---------- Rows
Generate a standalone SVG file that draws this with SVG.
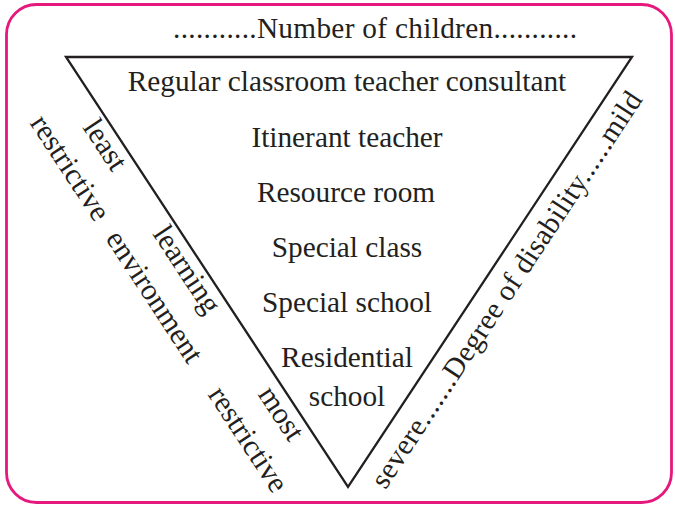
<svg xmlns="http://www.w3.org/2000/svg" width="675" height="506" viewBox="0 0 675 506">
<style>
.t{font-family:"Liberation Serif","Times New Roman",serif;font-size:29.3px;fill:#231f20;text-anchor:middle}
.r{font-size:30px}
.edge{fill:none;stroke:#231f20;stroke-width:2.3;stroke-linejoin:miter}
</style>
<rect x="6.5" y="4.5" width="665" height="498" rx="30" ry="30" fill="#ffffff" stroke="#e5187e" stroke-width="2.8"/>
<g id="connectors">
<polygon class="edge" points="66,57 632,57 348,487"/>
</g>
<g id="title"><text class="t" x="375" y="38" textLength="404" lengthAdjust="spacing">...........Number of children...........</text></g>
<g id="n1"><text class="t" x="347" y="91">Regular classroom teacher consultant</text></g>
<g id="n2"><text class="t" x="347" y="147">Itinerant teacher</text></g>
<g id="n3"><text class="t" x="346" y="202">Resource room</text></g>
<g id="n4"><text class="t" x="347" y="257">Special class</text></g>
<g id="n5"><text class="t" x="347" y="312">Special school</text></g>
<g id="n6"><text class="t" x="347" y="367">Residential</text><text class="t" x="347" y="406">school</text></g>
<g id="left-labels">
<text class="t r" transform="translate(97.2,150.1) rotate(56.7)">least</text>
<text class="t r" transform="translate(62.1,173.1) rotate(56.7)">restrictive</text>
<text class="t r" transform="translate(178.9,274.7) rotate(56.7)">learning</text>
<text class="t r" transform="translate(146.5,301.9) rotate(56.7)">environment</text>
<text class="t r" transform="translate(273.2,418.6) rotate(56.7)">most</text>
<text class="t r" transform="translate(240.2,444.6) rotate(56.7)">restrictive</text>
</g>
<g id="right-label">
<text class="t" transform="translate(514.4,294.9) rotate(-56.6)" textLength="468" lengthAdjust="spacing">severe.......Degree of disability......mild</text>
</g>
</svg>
--------------------
---------- Rows
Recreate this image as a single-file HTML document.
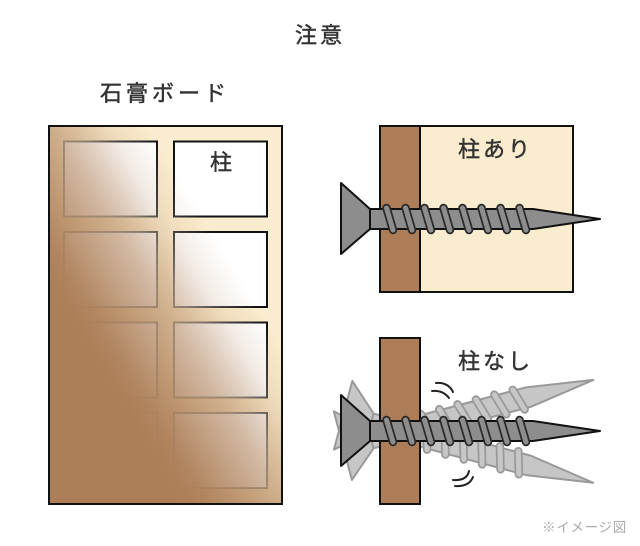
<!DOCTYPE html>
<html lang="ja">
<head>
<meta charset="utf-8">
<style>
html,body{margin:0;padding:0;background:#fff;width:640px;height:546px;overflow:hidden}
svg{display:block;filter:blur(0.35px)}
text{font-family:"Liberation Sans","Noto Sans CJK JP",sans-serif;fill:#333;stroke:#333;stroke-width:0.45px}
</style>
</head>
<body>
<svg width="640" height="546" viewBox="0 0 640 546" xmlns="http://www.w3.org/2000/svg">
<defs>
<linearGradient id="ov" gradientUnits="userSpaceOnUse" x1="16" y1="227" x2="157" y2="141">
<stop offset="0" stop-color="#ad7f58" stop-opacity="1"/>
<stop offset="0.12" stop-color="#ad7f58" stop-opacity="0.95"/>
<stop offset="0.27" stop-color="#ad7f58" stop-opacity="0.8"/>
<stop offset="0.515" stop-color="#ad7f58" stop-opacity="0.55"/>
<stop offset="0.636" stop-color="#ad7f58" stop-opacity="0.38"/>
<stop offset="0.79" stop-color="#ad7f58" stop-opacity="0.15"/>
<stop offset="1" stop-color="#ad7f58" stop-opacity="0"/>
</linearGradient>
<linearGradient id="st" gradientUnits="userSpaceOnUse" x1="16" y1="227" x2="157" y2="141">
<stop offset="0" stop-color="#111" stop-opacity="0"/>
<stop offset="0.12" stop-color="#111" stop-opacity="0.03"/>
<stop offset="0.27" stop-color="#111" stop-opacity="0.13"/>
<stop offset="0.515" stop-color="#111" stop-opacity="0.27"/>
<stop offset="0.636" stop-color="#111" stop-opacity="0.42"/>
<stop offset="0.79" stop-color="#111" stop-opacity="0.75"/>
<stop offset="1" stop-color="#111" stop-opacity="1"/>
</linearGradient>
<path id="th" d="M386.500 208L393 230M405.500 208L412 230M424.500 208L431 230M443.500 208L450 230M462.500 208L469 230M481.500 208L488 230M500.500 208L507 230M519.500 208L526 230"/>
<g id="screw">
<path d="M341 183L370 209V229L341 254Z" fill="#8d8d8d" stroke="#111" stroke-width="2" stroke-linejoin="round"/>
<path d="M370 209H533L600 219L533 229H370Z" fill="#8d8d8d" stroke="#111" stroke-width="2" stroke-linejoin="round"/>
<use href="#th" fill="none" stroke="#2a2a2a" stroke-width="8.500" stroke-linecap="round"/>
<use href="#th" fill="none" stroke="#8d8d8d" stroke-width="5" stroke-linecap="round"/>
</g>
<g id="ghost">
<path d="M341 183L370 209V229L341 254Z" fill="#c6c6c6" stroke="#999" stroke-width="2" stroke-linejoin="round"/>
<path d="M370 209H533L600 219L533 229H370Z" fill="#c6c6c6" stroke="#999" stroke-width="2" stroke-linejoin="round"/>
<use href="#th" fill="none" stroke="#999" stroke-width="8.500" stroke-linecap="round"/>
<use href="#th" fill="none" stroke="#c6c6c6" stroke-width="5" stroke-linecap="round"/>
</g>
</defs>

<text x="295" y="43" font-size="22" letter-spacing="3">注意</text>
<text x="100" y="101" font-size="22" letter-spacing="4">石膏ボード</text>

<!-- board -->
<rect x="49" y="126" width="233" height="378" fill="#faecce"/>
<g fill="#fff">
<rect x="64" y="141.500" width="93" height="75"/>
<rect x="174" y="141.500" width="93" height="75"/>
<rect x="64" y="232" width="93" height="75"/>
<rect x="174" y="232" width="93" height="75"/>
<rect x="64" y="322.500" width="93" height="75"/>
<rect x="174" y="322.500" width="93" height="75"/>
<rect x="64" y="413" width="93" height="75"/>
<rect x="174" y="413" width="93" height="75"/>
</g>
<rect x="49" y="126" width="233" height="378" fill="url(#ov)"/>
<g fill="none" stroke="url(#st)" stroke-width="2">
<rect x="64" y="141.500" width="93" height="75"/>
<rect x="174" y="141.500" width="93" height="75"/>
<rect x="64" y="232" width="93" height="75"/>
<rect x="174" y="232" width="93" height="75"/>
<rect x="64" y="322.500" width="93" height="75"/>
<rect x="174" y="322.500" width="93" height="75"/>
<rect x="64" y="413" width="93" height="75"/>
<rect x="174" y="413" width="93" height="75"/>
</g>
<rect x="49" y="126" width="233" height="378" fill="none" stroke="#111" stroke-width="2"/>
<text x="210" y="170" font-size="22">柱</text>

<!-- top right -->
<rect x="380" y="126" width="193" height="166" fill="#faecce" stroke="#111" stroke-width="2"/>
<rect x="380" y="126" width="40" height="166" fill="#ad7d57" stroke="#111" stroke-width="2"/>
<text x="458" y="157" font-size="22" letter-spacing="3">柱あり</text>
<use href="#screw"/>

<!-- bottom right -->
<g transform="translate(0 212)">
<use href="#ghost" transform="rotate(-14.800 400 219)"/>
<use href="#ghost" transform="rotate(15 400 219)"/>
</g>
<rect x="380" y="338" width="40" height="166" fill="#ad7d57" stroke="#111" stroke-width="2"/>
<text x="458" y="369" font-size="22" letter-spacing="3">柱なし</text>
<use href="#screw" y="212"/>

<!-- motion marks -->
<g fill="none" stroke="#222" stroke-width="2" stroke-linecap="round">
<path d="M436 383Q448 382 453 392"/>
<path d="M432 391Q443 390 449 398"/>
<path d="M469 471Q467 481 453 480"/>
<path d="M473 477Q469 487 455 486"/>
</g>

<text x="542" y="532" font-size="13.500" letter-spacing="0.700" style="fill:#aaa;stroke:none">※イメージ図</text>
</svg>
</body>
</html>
--------------------
- _Exercise goal_
Select all lines with the word "this" from the entries above.

- _Task response_
Generate a standalone SVG file that draws this with SVG.
Recreate this image as a single-file HTML document.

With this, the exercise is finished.